Introduction
De pacifistes inconditionnels, au cours de cette décennie, il n'est que les témoins de Jéhovah[1] et les quakers[2] . Les « sermons patriotiques », les déclarations confessionnelles de loyalisme, les « services divins extraordinaires », les manifestes « au nom de la foi » et les « martyrs » ne se comptent pas. Le passé religieux est mis à contribution au service de causes belliqueuses. Dans le cas du christianisme, le concile d'Ancyre (314), les pères de l'Église et l'imaginaire médiéval sont sollicités pour nourrir l'argumentaire de la « croisade », de la « guerre sainte », de la « guerre juste », de la « guerre sacrée ». De manière analogue, le « jihâd » est invoqué par des musulmans qui combattent dans les deux camps en présence.
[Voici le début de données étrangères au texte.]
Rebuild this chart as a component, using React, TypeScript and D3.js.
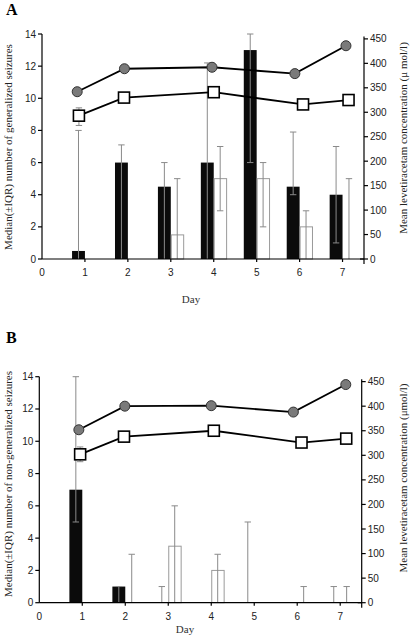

Ces références voilent une réalité complexe. Pour des motifs religieux, la Belgique et la France étaient la cible de vives critiques dans les milieux anglo-saxons protestants. La France y était qualifiée de nation d'« infidèles » et la Belgique était accusée de soutenir des atrocités au Congo belge avec la caution du roi Léopold, tandis que l'Allemagne « réformée » apparaissait comme le témoin de la réussite et du progrès selon la volonté divine. Le 1er août 1914, l'archevêque de Cantorbéry dit ne pouvoir imaginer une guerre entre l'Angleterre et l'Allemagne « au XXe siècle de l'Évangile du prince de la paix ». Les déclarations de guerre inversent ces pôles avec une extrême rapidité. Aucune confession ne fait montre d'une unité interne. Sur le terrain, le chaînon majeur de solidarité est la nation, constituée ou en voie de constitution. Dans les chancelleries, les intérêts économiques priment : ainsi la France ne soutient pas l'idée d'un séparatisme interne à l'Empire ottoman lorsqu'est organisé, à Paris en 1913, le premier Congrès arabe. L'Alliance universelle pour la promotion de l'amitié internationale par les Églises se divise, de même que les organisations juives transnationales.